Memories of faltering economies and worldwide recessions remain fresh among consumers, who are still struggling to find personal proof that recessions have ended. Largely thought to have been averted by 2010, the most recent economic recession lingers in the minds of analysts and consumers who aren’t so sure we are out of the woods.
In fact, some economists are pointing toward another recession in the near future. United States conditions are favorable for it, according to some economists, who see our lagging recovery effort as proof of pending peril. And international economic recovery is a mixed bag of success and failure, so the possibility of a slide toward recession is very real on a global stage.
Regardless of where you live or fall on the political spectrum, global economics influence your cost of living and your ability to make one. If you are like most, you’d really like to know: “Is the world heading for another economic recession?”
United States Conditions
One way or another, global economics reflect what is happening in the United States. Unemployment rates continue to linger around 7% in the U.S., and domestic growth consistently fails to reach levels indicating a strong economic comeback.
According to economists at the American Enterprise Institute, a few key economic sectors will bear heavily on the future outlook for the United States economy. Housing, for example, is a segment responsible for much of the upheaval experienced over the past decade, so it naturally weighs heavily on pending economic health. For the housing industry to operate on healthy ground in the U. S., risk must be minimized on mortgages supporting home purchases. Unfortunately, half the government-backed loans issued recently – through agencies like FHA, Freddie Mac and Fannie Mae, are based on down payments of five-percent or less.
At the same time, Fed policies keeping interest rates low are helping push housing prices higher. The artificial buoyancy created by low rates cannot go on forever, so home buyers with only 5% skin in the game could quickly find themselves underwater. Higher home prices make it harder for first-time buyers to jump in to the market too, further clouding the forecast for housing health.

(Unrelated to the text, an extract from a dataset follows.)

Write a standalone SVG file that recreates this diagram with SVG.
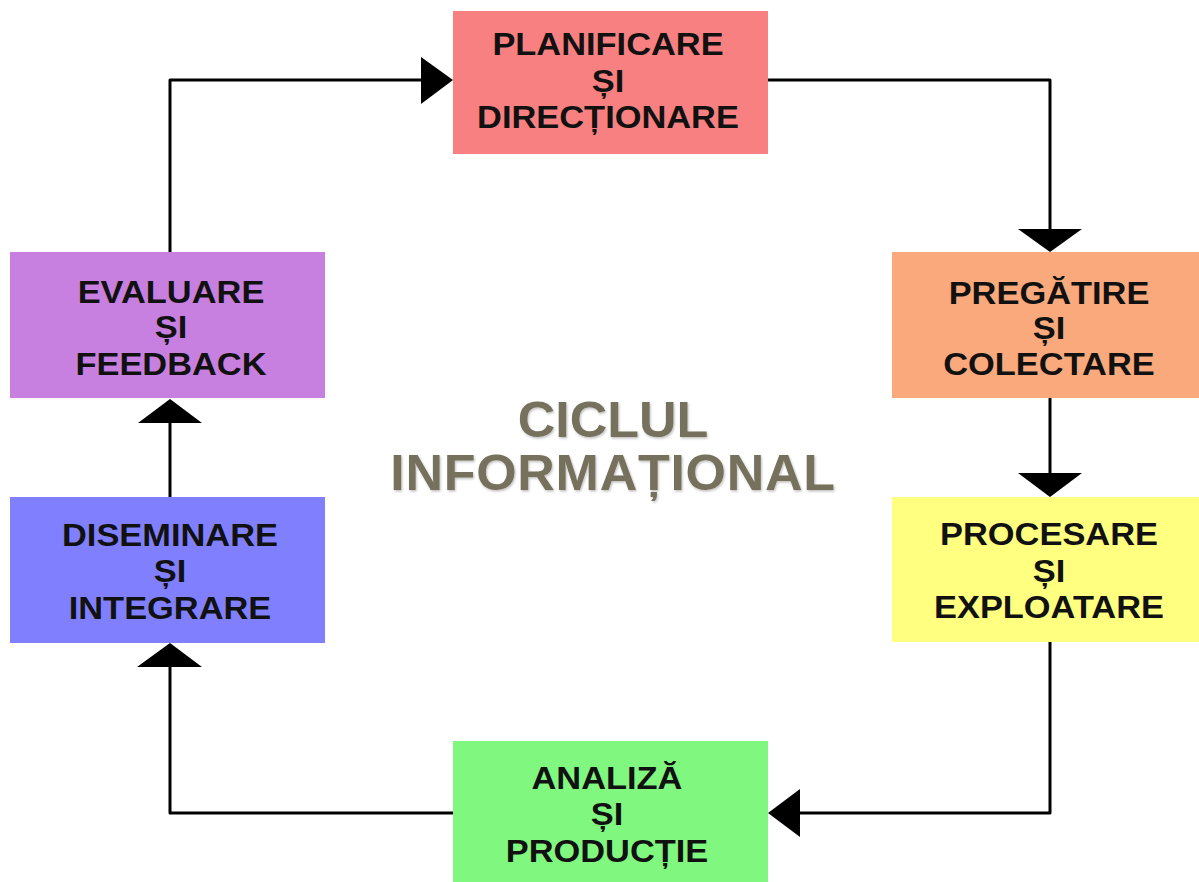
<svg xmlns="http://www.w3.org/2000/svg" width="1199" height="882" viewBox="0 0 1199 882">
<defs>
<filter id="emb" x="-5%" y="-10%" width="110%" height="130%">
<feDropShadow dx="1" dy="1.5" stdDeviation="0.8" flood-color="#000" flood-opacity="0.25"/>
</filter>
</defs>
<style>
.box{stroke:none}
.lbl{font-family:"Liberation Sans",Arial,sans-serif;font-weight:bold;font-size:31px;fill:#111;text-anchor:middle}
.ttl{font-family:"Liberation Sans",Arial,sans-serif;font-weight:bold;font-size:50px;fill:#75715d;text-anchor:middle}
.ln{fill:none;stroke:#000;stroke-width:3;stroke-linejoin:round}
.ah{fill:#000}
</style>
<rect width="1199" height="882" fill="#fff"/>
<g id="connectors">
<polyline class="ln" points="768,80 1050,80 1050,235"/>
<polygon class="ah" points="1018,229 1082,229 1050,252"/>
<line class="ln" x1="1050" y1="398" x2="1050" y2="480"/>
<polygon class="ah" points="1018,473 1082,473 1050,497"/>
<polyline class="ln" points="1050,642 1050,813 790,813"/>
<polygon class="ah" points="800,789 800,837 768,813"/>
<polyline class="ln" points="453,813 170,813 170,660"/>
<polygon class="ah" points="137,667 202,667 170,643"/>
<line class="ln" x1="170" y1="497" x2="170" y2="415"/>
<polygon class="ah" points="138,423 202,423 170,399"/>
<polyline class="ln" points="170,252 170,80 430,80"/>
<polygon class="ah" points="421,57 421,104 453,80"/>
</g>
<g id="planificare">
<rect class="box" x="453" y="11" width="315" height="143" fill="#f98080"/>
<g transform="translate(608,0) scale(1.11,1)">
<text class="lbl" x="0" y="55">PLANIFICARE</text>
<text class="lbl" x="0" y="92">ȘI</text>
<text class="lbl" x="0" y="128">DIRECȚIONARE</text>
</g>
</g>
<g id="pregatire">
<rect class="box" x="892" y="252" width="315" height="146" fill="#f9a97b"/>
<g transform="translate(1049,0) scale(1.11,1)">
<text class="lbl" x="0" y="304">PREGĂTIRE</text>
<text class="lbl" x="0" y="339">ȘI</text>
<text class="lbl" x="0" y="375">COLECTARE</text>
</g>
</g>
<g id="procesare">
<rect class="box" x="892" y="497" width="315" height="145" fill="#ffff80"/>
<g transform="translate(1049,0) scale(1.11,1)">
<text class="lbl" x="0" y="545">PROCESARE</text>
<text class="lbl" x="0" y="582">ȘI</text>
<text class="lbl" x="0" y="618">EXPLOATARE</text>
</g>
</g>
<g id="analiza">
<rect class="box" x="453" y="741" width="315" height="145" fill="#80f880"/>
<g transform="translate(607,0) scale(1.11,1)">
<text class="lbl" x="0" y="789">ANALIZĂ</text>
<text class="lbl" x="0" y="825">ȘI</text>
<text class="lbl" x="0" y="862">PRODUCȚIE</text>
</g>
</g>
<g id="diseminare">
<rect class="box" x="10" y="497" width="315" height="146" fill="#8080ff"/>
<g transform="translate(170,0) scale(1.11,1)">
<text class="lbl" x="0" y="546">DISEMINARE</text>
<text class="lbl" x="0" y="582">ȘI</text>
<text class="lbl" x="0" y="619">INTEGRARE</text>
</g>
</g>
<g id="evaluare">
<rect class="box" x="10" y="252" width="315" height="146" fill="#c880e0"/>
<g transform="translate(171,0) scale(1.11,1)">
<text class="lbl" x="0" y="303">EVALUARE</text>
<text class="lbl" x="0" y="338">ȘI</text>
<text class="lbl" x="0" y="375">FEEDBACK</text>
</g>
</g>
<g id="title" filter="url(#emb)">
<g transform="translate(613,0) scale(1.04,1)">
<text class="ttl" x="0" y="437">CICLUL</text>
<text class="ttl" x="0" y="490" letter-spacing="0.7">INFORMAȚIONAL</text>
</g>
</g>
</svg>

Tax reform is also at the heart of sustained economic growth in the United States. The high corporate tax rate in the U.S. runs counter to the need for investment and development in the private sector. As a result, lower productivity and wages fail to stimulate the economy; leaving reformers frustrated with a United States tax code that discourages growth.
One of economics’ Nobel Prize winners, Eugene Fama, holds on to the prospect that global recession is a possibility for 2014. According to Fama, deficits in public balance sheets across the world open the door for economic recession in many regions.
Fama points to high-levels of indebtedness in Europe as cause for concern, as well as the abysmal job recovery in United States and other places. Current high stock prices, he argues, are a result of streamlining and profitability increases among companies following the belt-tightening in 2008-2009. Gains could be eradicated quickly if other sectors of the economy falter.
Emerging market economies also bear heavily on global outcomes. While China, Brazil and India have received positive attention for growth, other emerging markets like South Africa, Turkey and Argentina are seeing devalued currency and other signs of trouble. Moderate to high inflation rates in these countries stunt economic growth; causing investors to go elsewhere with capital. It is hard to say how these trends might manifest globally, but they are not positive signs of international economic health.
Whether it is led by continued lags in United States productivity, or set in motion by international currency issues, a worldwide recession is within the realm of short-term possibilities.